Yüksel, B., Secchi, C., Bülthoff, H., & Franchi, A. (2014). Reshaping the physical properties of a quadrotor through IDA-PBC and its application to aerial physical interaction. In IEEE International Conference on Robotics and Automation (ICRA 2014) (pp. 6258-6265). Piscataway, NJ, USA: IEEE.

Zitierlink: https://hdl.handle.net/11858/00-001M-0000-0027-80A2-4

Zusammenfassung

In this paper we propose a controller, based on an extension of Interconnection and Damping Assignment-Passivity Based Control (IDA-PBC) framework, for shaping the whole physical characteristics of a quadrotor and for obtaining a desired interactive behavior between the robot and the environment. In the control design, we shape the total energy (kinetic and potential) of the undamped original system by first excluding external effects. In this way we can assign a new dynamics to the system.
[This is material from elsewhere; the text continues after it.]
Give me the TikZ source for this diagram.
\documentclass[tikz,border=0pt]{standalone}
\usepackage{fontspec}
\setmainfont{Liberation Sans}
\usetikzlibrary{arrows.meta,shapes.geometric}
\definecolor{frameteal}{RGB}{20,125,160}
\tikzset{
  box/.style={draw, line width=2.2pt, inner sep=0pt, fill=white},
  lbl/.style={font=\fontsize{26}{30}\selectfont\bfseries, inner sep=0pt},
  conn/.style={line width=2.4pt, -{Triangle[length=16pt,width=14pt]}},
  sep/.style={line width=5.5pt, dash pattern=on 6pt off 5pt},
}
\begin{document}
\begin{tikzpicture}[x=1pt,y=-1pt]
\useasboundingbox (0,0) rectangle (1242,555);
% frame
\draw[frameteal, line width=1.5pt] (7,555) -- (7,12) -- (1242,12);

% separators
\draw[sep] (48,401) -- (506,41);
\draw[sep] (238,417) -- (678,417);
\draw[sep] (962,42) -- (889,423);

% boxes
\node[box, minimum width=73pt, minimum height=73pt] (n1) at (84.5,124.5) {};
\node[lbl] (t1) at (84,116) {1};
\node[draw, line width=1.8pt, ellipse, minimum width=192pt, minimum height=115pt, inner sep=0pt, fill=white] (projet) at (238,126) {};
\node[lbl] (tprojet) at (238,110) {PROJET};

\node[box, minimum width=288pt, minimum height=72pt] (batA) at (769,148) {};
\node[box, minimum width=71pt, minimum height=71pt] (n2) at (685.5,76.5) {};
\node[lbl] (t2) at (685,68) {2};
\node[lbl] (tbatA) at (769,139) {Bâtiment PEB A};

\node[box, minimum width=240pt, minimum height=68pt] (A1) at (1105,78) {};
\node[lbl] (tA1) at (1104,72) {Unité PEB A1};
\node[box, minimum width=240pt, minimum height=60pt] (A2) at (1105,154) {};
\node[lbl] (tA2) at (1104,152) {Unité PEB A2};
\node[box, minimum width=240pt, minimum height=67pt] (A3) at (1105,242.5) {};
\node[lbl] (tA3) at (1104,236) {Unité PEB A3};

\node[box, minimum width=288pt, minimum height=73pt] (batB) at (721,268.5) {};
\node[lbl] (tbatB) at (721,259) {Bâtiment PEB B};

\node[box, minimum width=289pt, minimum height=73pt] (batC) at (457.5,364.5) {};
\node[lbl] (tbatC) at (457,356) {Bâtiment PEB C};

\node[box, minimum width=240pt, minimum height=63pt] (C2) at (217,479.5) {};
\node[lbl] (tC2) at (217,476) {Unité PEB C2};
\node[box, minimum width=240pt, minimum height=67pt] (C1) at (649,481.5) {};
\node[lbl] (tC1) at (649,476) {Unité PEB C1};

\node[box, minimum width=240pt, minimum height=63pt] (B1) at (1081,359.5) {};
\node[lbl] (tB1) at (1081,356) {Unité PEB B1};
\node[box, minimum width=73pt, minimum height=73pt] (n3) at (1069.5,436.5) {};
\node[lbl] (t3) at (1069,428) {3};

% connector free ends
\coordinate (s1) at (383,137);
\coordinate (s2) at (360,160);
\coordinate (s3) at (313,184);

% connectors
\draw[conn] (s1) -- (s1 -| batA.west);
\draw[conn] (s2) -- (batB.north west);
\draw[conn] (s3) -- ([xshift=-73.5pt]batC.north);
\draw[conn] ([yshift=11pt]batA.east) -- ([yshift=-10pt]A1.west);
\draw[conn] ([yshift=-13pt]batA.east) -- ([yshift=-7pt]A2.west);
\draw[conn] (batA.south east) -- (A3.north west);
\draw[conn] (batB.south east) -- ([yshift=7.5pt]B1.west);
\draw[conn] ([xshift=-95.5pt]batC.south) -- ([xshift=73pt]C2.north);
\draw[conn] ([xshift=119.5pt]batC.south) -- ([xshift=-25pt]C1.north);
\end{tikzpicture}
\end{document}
Then we apply damping injection to the new system for achieving a desired damped behavior. Then we show how to connect a high-level control input to such system by taking advantage of the new desired physics. We support the theory with extensive simulations by changing the overall behavior of the UAV for different desired dynamics, and show the advantage of this method for sliding on a surface tasks, such as ceiling painting, cleaning or surface inspection.